Abdallah rêvait de fuir la misère de la campagne, de découvrir Casablanca, ce paradis dont parlaient les jeunes de son douar à la manière des conteurs, de s’installer dans cette ville afin d’amasser de l’argent et aider ses parents. Il n’aurait jamais pu imaginer que cette aventure lui vaudrait une si lourde accusation.

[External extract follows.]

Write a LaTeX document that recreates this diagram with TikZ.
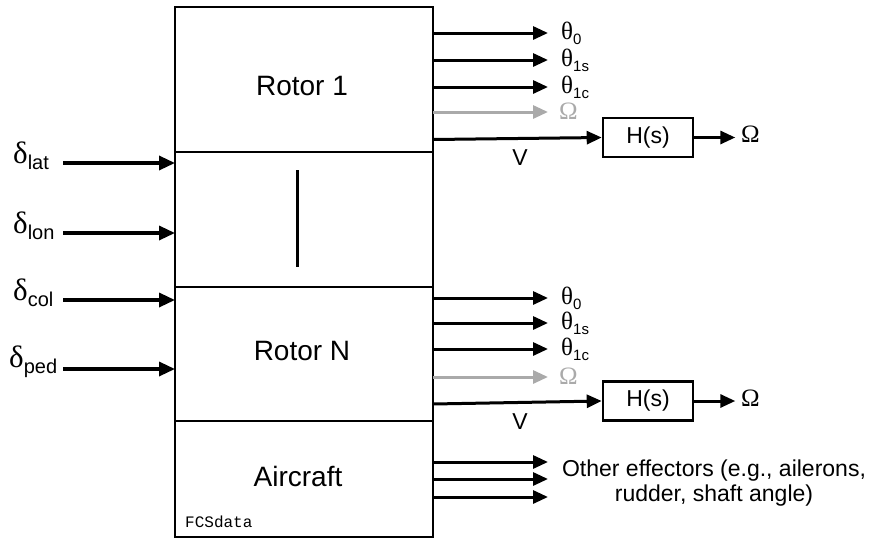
\documentclass[tikz,border=0pt]{standalone}
\usepackage{fontspec}
\setmainfont{Liberation Sans}
\setmonofont{Liberation Mono}
\newfontfamily\gk{Liberation Serif}
\usetikzlibrary{arrows.meta,calc}
\definecolor{lgray}{RGB}{170,170,170}
\newcommand\dlab[1]{{\gk\fontsize{31}{31}\selectfont δ}\raisebox{-6pt}{\fontsize{20}{20}\selectfont #1}}
\newcommand\tlab[1]{{\gk\fontsize{25}{25}\selectfont θ}\raisebox{-5pt}{\fontsize{15}{15}\selectfont #1}}
\newcommand\omg{{\gk\fontsize{25}{25}\selectfont Ω}}
\begin{document}
\begin{tikzpicture}[x=1pt,y=-1pt,
  blk/.style={draw,line width=2.6pt,inner sep=0pt,outer sep=0pt},
  hbox/.style={draw,line width=2.6pt,minimum width=90pt,minimum height=39pt,inner sep=0pt,font=\fontsize{23}{23}\selectfont},
  inarr/.style={line width=3.3pt,-{Triangle[length=16pt,width=14pt]}},
  outarr/.style={line width=3pt,-{Triangle[length=15pt,width=13pt]}},
  grarr/.style={outarr,draw=lgray},
  big/.style={font=\fontsize{28}{28}\selectfont},
  lbl/.style={anchor=west,inner sep=0pt}]
\useasboundingbox (0,0) rectangle (871,539);
% main blocks
\node[blk,minimum width=258pt,minimum height=145pt] (r1) at (304,79.5) {};
\node[blk,minimum width=258pt,minimum height=135pt] (mid) at (304,219.5) {};
\node[blk,minimum width=258pt,minimum height=134pt] (rn) at (304,354) {};
\node[blk,minimum width=258pt,minimum height=116pt] (ac) at (304,479) {};
\node[big] (t1) at (302,86) {Rotor 1};
\node[big] (tn) at (302,351) {Rotor N};
\node[big] (ta) at (298,476) {Aircraft};
\node[anchor=base west,inner sep=0pt,font=\fontsize{16}{16}\selectfont\ttfamily] (fcs) at (185,527) {FCSdata};
\coordinate (vt) at (297,170);
\coordinate (vb) at (297,267);
\draw[line width=3pt] (vt) -- (vb);
% inputs
\node[lbl] (dlat) at (13,156) {\dlab{lat}};
\node[lbl] (dlon) at (13,226) {\dlab{lon}};
\node[lbl] (dcol) at (13,293) {\dlab{col}};
\node[lbl] (dped) at (9,362) {\dlab{ped}};
\coordinate (ilat) at (63,163);
\coordinate (ilon) at (63,233);
\coordinate (icol) at (63,300);
\coordinate (iped) at (63,369);
\draw[inarr] (ilat) -- (ilat -| r1.west);
\draw[inarr] (ilon) -- (ilon -| r1.west);
\draw[inarr] (icol) -- (icol -| r1.west);
\draw[inarr] (iped) -- (iped -| r1.west);
% rotor 1 outputs
\node[lbl] (a0) at (561,33) {\tlab{0}};
\node[lbl] (a1) at (561,60) {\tlab{1s}};
\node[lbl] (a2) at (561,87) {\tlab{1c}};
\node[lbl,text=lgray] (a3) at (559,111) {\omg};
\coordinate (e0) at (548,33);
\coordinate (e1) at (548,60);
\coordinate (e2) at (548,87);
\coordinate (e3) at (548,112);
\draw[outarr] (e0 -| r1.east) -- (e0);
\draw[outarr] (e1 -| r1.east) -- (e1);
\draw[outarr] (e2 -| r1.east) -- (e2);
\draw[grarr] (e3 -| r1.east) -- (e3);
\node[hbox] (h1) at (648,137.5) {H(s)};
\draw[outarr] ($(r1.east)+(0,60)$) -- (h1.west);
\node (v1) at (520,158) {\fontsize{23}{23}\selectfont V};
\node[lbl] (o1) at (741,134) {\omg};
\draw[outarr] (h1.east) -- ++(41,0);
% rotor N outputs
\node[lbl] (b0) at (561,298) {\tlab{0}};
\node[lbl] (b1) at (561,323) {\tlab{1s}};
\node[lbl] (b2) at (561,349) {\tlab{1c}};
\node[lbl,text=lgray] (b3) at (559,376) {\omg};
\coordinate (f0) at (548,298);
\coordinate (f1) at (548,323);
\coordinate (f2) at (548,349);
\coordinate (f3) at (548,377);
\draw[outarr] (f0 -| rn.east) -- (f0);
\draw[outarr] (f1 -| rn.east) -- (f1);
\draw[outarr] (f2 -| rn.east) -- (f2);
\draw[grarr] (f3 -| rn.east) -- (f3);
\node[hbox] (h2) at (648,401) {H(s)};
\draw[outarr] ($(rn.east)+(0,50)$) -- (h2.west);
\node (v2) at (520,422) {\fontsize{23}{23}\selectfont V};
\node[lbl] (o2) at (741,398) {\omg};
\draw[outarr] (h2.east) -- ++(41,0);
% aircraft outputs
\coordinate (g0) at (548,462);
\coordinate (g1) at (548,479);
\coordinate (g2) at (548,497);
\draw[outarr] (g0 -| ac.east) -- (g0);
\draw[outarr] (g1 -| ac.east) -- (g1);
\draw[outarr] (g2 -| ac.east) -- (g2);
\node[align=center,font=\fontsize{23}{25}\selectfont] (oe) at (714,483) {Other effectors (e.g., ailerons,\\rudder, shaft angle)};
\end{tikzpicture}
\end{document}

À son vingtième printemps, Abdellah abandonne son douar limitrophe de la province d’Essaouira et laisse derrière lui ses parents et ses onze frères et sœurs. Il accompagne quelques jeunes du douar qui séjournent depuis longtemps à Casablanca. À son arrivée, il s’installe avec eux dans une chambre dans l’ancienne Médina. Il trouve un travail chez un commerçant. Puis il décide de se trouver un logis, ne pouvant plus supporter de s’entasser avec ses six amis du douar dans une même chambre. Il finit par trouver une chambre qu’il partage avec Mohamed, ami et voisin de son douar.
« Mohamed s’enivrait sans cesse et entretenait des relations avec des prostituées… Il me gênait… », raconte Abdellah à la Cour.
Abdellah ne savait pas que son ami et voisin du douar était un ivrogne. Au douar, il ne l’avait jamais vu ne serait-ce que fumer une cigarette. Mais là, il découvre les vices bien cachés de Mohamed. Au début, Abdellah tente comme il peut d’éviter son compagnon de chambre. Jusqu’au jour où l’irréparable s’est produit.
En rentrant chez lui, cette nuit-là, Abdallah découvre Mohamed en train de s’enivrer.
«Si tu permets, prépare moi du thé», demande Mohamed à Abdellah. Ce dernier accepte. Mohamed s’approche alors de lui et lui propose de lui allumer une cigarette. Abdellah refuse. Mohamed lui propose de boire en sa compagnie. Abdellah refuse à nouveau. Mohamed insiste. Abdellah s’obstine dans son refus. Mohamed se jette alors sur lui, lui assénant un coup de poing.
«J’ai envie que tu boives avec moi… au moins une fois…», lui déclare Mohamed qui fait mine de le menacer d’un recours à la violence en cas de nouveau refus.
Abdellah est figé. Il ne sait ni quoi dire ni quoi faire. Il tente de sortir. Mais Mohamed l’en empêche et lui assène un coup de poing. Cela met Abdellah hors de lui. S’énervant, il repousse rudement son ami. Mohamed tombe à terre, essaie de retrouver son équilibre, se redresse, injurie et se jette à nouveau sur Abdellah. Ce dernier se montre plus agressif, il est hors de lui, il repousse donc Mohamed de toutes ses forces. Ce dernier tombe à nouveau avant de tenter de se redresser. Mais en vain. Du sang coule de sa tête.
Abdellah, soulagé d’avoir mis Mohamed KO, ne s’inquiète pas des blessures causées. Comme un automate, il rejoint son lit.
En se réveillant le matin, il découvrira Mohamed mort. Il se rend alors chez l’un de ses compagnons de douar et lui relate les péripéties de la dispute qui a conduit au drame. L’ami en question lui conseille de se livrer à la police. Ce que Abdallah fait aussitôt.
La Cour l’a jugé coupable de coups et blessures volontaires ayant entraîné la mort sans l’intention de la donner. Mais Abdellah a bénéficié des circonstances atténuantes dues à son état de légitime défense. Il a été condamné à quinze ans de réclusion criminelle.